Second, if you can’t afford your home then writing off all or most of your other debts under a Chapter 7 case may make your home more affordable, at least for long enough until you sell the home. So, if you’ve been able to keep current on your mortgage payments (likely by not paying other debts), getting rid of those other debts would more likely allow you to stay current until you were ready to sell. And if instead you were behind on your mortgage, you may be able to enter into a “forbearance” agreement getting the lender to “forbear” from starting a foreclosure as long as you kept up on an agreed catch-up payment plan. You may be all the more motivated to make those payments since doing so would likely create more equity for you on an accelerated basis for when you do sell the home later.

Buying Time under Chapter 13

A Chapter 13 case can usually buy you much more time than a Chapter 7 case. Depending on your circumstances your home sale could occur many months or even a few years after the time your case is filed.

The “automatic stay” protection from foreclosure (and from most other creditor collection actions) seldom lasts more that 3 or 4 months under Chapter 7 BUT lasts 3 to 5 YEARS in a Chapter 13 case. You often have to do a lot to maintain protection that long, and preventing the lender from getting court permission to foreclose on the home. Usually you have to continue or re-start making the monthly mortgage payments, plus usually something paid towards any arrearage. You have to maintain liability insurance on the home, and usually keep up on property taxes and any ongoing homeowner association dues.

If this sounds difficult realize that Chapter 13 generally allows you to pay your mortgage and other home-related debts ahead of most if not all of your other creditors. Most of your creditors could well receive little or nothing so that you could afford your home-related debt payments.

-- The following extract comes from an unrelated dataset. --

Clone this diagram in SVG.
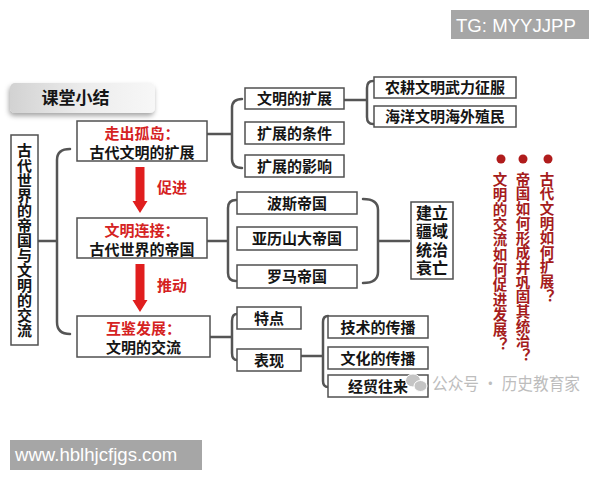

Also, if your home has equity—especially a good cushion of equity—then you may be able to put off catching up on any mortgage arrearage (and possibly other debts secured by the home) until the time when those are paid in full out of the proceeds of that future home sale.

Conclusion

How much time either a Chapter 7 or Chapter 13 case would give you before you would have to sell your home depends on many circumstances. We’ve touched on a few here but please see a local bankruptcy attorney for a thorough analysis of your situation.